On her start date, Hegwine reported to work as scheduled and watched some orientation videos. She then met with Fibre employee Colleen Cox and again disclosed her pregnancy. After Cox conferred with the medical director and learned the medical release was still outstanding, however, she told Hegwine to go home and that Fibre would “be in touch.”

That same day, Cox received the completed medical release from Hegwine's physician, who indicated that she could lift between 20 and 30 pounds. But when Cox contacted Hegwine, she inexplicably said the doctor had only cleared her to lift 20 pounds.

Hegwine didn't pussyfoot around. After promptly contacting the medical director's office and being told the “actual” lifting restriction for the position was 40 pounds, she asked her doctor to raise her lifting restriction to that weight. The physician obliged and faxed a new form to Fibre. But the medical director, apparently confused by the disparity between the two releases, contacted the physician and completed a third form based on their conversation. This time, Hegwine was cleared to lift 20 pounds “frequently” and 40 pounds “occasionally to infrequently.”

So was Hegwine now in the clear?

No way.

That's because Margaret Rhoades, Fibre's equal employment opportunity coordinator, was directed to conduct a “relevant analysis” of the position. Her conclusion? That a clerk/order checker must occasionally lift boxes weighing up to 60 pounds, and that given Hegwine's 40-pound lifting restriction, she couldn't meet the requirements of the job.

In short, on March 16, 2001, only 15 days after her start date, Hegwine learned from the company that its offer of employment was being withdrawn. Smelling a rat, Hegwine later sued Fibre for sex discrimination in Cowlitz County Superior Court.

But when a non-jury trial was held in early 2005, the trial court threw Hegwine a huge curve ball.
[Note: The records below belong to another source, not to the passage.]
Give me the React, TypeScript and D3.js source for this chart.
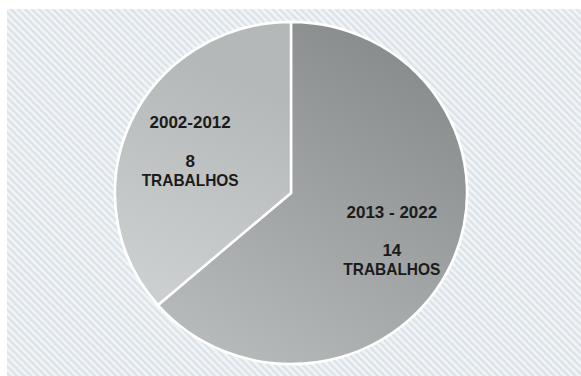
import React from "react";
import * as d3 from "d3";

const periods = ["2013 - 2022", "2002-2012"];
const counts = [14, 8];
const unitLabel = "TRABALHOS";

const W = 581;
const H = 376;

export default function App() {
  const cx = 291;
  const cy = 193;
  const rx = 176;
  const ry = 171;
  const data = periods.map((p, i) => ({ period: p, value: counts[i] }));
  const pie = d3.pie<any>().sort(null).value((d: any) => d.value);
  const arcs = pie(data);
  const arc = d3.arc<any>().innerRadius(0).outerRadius(rx);
  const labelArc = d3.arc<any>().innerRadius(rx * 0.63).outerRadius(rx * 0.63);
  const sy = ry / rx;
  const grads = ["gBig", "gSmall"];

  return (
    <svg
      width={W}
      height={H}
      style={{ position: "absolute", left: 0, top: 0, display: "block" }}
      fontFamily="'Liberation Sans', Arial, sans-serif"
    >
      <defs>
        <pattern id="hatch" patternUnits="userSpaceOnUse" width="5" height="5" patternTransform="rotate(-45)">
          <rect width="5" height="5" fill="#f2f5f7" />
          <rect width="2.4" height="5" fill="#dce3e8" />
        </pattern>
        <linearGradient id="gBig" gradientUnits="userSpaceOnUse" x1={cx + rx * 0.7} y1={cy - ry * 0.9} x2={cx - rx * 0.5} y2={cy + ry}>
          <stop offset="0" stopColor="#888b8b" />
          <stop offset="1" stopColor="#b9bcbc" />
        </linearGradient>
        <linearGradient id="gSmall" gradientUnits="userSpaceOnUse" x1={cx - rx * 0.2} y1={cy - ry} x2={cx - rx * 0.9} y2={cy + ry * 0.6}>
          <stop offset="0" stopColor="#b5b8b8" />
          <stop offset="1" stopColor="#d3d6d6" />
        </linearGradient>
      </defs>
      <rect x={7} y={9} width={W - 7} height={H - 9} fill="url(#hatch)" />
      <g transform={`translate(${cx},${cy}) scale(1,${sy})`}>
        <ellipse cx={0} cy={0} rx={rx + 1.5} ry={rx + 1.5} fill="#ffffff" opacity={0.8} />
        {arcs.map((a, i) => (
          <path
            key={i}
            d={arc(a) as string}
            fill={`url(#${grads[i]})`}
            stroke="#ffffff"
            strokeWidth={2.5}
            strokeLinejoin="round"
          />
        ))}
      </g>
      {arcs.map((a, i) => {
        const [lx, ly0] = labelArc.centroid(a);
        const x = cx + lx;
        const y = cy + ly0 * sy + 3;
        return (
          <g key={i} fontWeight="bold" fontSize={17} fill="#1b1b1b" textAnchor="middle">
            <text x={x} y={y - 23}>{a.data.period}</text>
            <text x={x} y={y + 15.5}>{a.data.value}</text>
            <text x={x} y={y + 34.5} textLength={97} lengthAdjust="spacingAndGlyphs">{unitLabel}</text>
          </g>
        );
      })}
    </svg>
  );
}
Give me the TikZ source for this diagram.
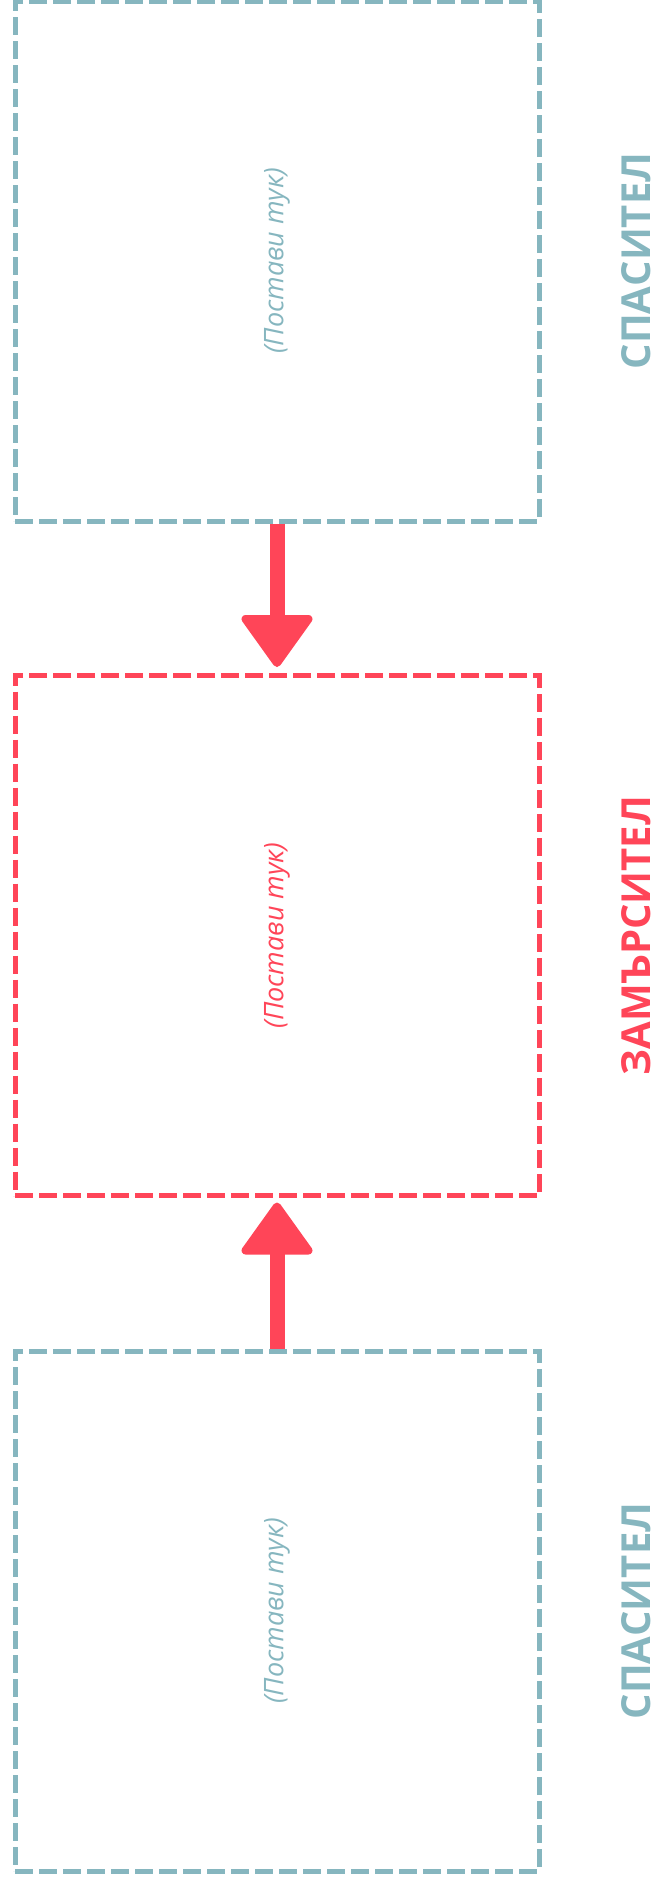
\documentclass[tikz,border=0pt]{standalone}
\usepackage{fontspec}
\setmainfont{Open Sans}[Script=Cyrillic,Language=Bulgarian]
\usetikzlibrary{calc}
\definecolor{teal}{HTML}{86B6BF}
\definecolor{redc}{HTML}{FF4558}
\begin{document}
\begin{tikzpicture}[x=1pt,y=-1pt,
  box/.style={draw=#1, line width=5pt, dash pattern=on 18pt off 6pt,
    minimum width=524pt, minimum height=520pt, inner sep=0pt},
  hint/.style={text=#1, rotate=90, inner sep=0pt, font=\fontsize{27}{31}\selectfont\itshape},
  lbl/.style={text=#1, rotate=90, inner sep=0pt, font=\fontsize{40}{46}\selectfont\bfseries},
  shaft/.style={draw=redc, line width=15pt},
  head/.style={fill=redc, draw=redc, line width=8pt, line join=round}]
\useasboundingbox (0,0) rectangle (655,1883);
\node[box=teal] (b1) at (277,261) {};
\node[box=redc] (b2) at (277,935.5) {};
\node[box=teal] (b3) at (277,1611) {};
\node[hint=teal] (h1) at (b1.center) {(Постави тук)};
\node[hint=redc] (h2) at (b2.center) {(Постави тук)};
\node[hint=teal] (h3) at (b3.center) {(Постави тук)};
\node[lbl=teal] (l1) at (636,261) {СПАСИТЕЛ};
\node[lbl=redc] (l2) at (636,935.5) {ЗАМЪРСИТЕЛ};
\node[lbl=teal] (l3) at (636,1611) {СПАСИТЕЛ};
% arrow 1: down
\coordinate (t1) at ($(b2.north)+(0,-6)$);
\draw[shaft] (b1.south) -- ($(t1)+(0,-48)$);
\path[head] ($(t1)+(-31.5,-48)$) -- ($(t1)+(31.5,-48)$) -- ($(t1)+(0,-4)$) -- cycle;
% arrow 2: up
\coordinate (t2) at ($(b2.south)+(0,4.5)$);
\draw[shaft] (b3.north) -- ($(t2)+(0,48)$);
\path[head] ($(t2)+(-31.5,48)$) -- ($(t2)+(31.5,48)$) -- ($(t2)+(0,4)$) -- cycle;
\end{tikzpicture}
\end{document}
Instead of analyzing Hegwine's claim under Washington's sex discrimination law, the trial court said her pregnancy was a “disability,” and proceeded to analyze her claim under Washington's disability discrimination law. Using this framework, the judge focused on the 60-pound lifting requirement, concluding that it was an “essential function” of the clerk/order checker position. Since Hegwine's “disability” kept her from performing it, the judge ultimately ruled in Fibre's favor because the company had no obligation to “accommodate” Hegwine under Washington's disability discrimination law.

But Fibre's victory was fleeting.

That's because a Washington appeals court, in 2006, reversed the lower court because it had applied the wrong legal analysis. Also holding that Hegwine should prevail under the proper sex discrimination analysis, it returned the case to the trial court to determine Hegwine's damages. That plan got suspended, though, when the Washington Supreme Court granted Fibre's petition for review.

If this raised Fibre's hopes, however, they were recently dashed by our high court, which unanimously sided with Hegwine.

First of all, the justices unequivocally confirmed that pregnancy is not a “disability,” and that employment discrimination because of pregnancy should be analyzed under Washington's sex discrimination law.

They also agreed with the appeals court that Hegwine, as a matter of law, had proven her sex discrimination claim.

Rejecting Fibre's claim (among others) that its decision to rescind the job offer was justified by “business necessity,” the justices observed how the lifting requirement had evolved from no pounds, to 25 pounds, then to 40 pounds, and finally to 60 pounds. Given the circumstances, said the court, Hegwine had sufficiently shown the “proffered weight-lifting requirement” was only “pretextual,” and that Fibre had intentionally discriminated against her because of her pregnancy.

All told, approximately 81 months elapsed between Hegwine's original start date at Fibre and the high court's decision.

So like I said, the wheels of justice can certainly turn slowly. But if Fibre thought it could beat Hegwine at the waiting game, it was sorely mistaken.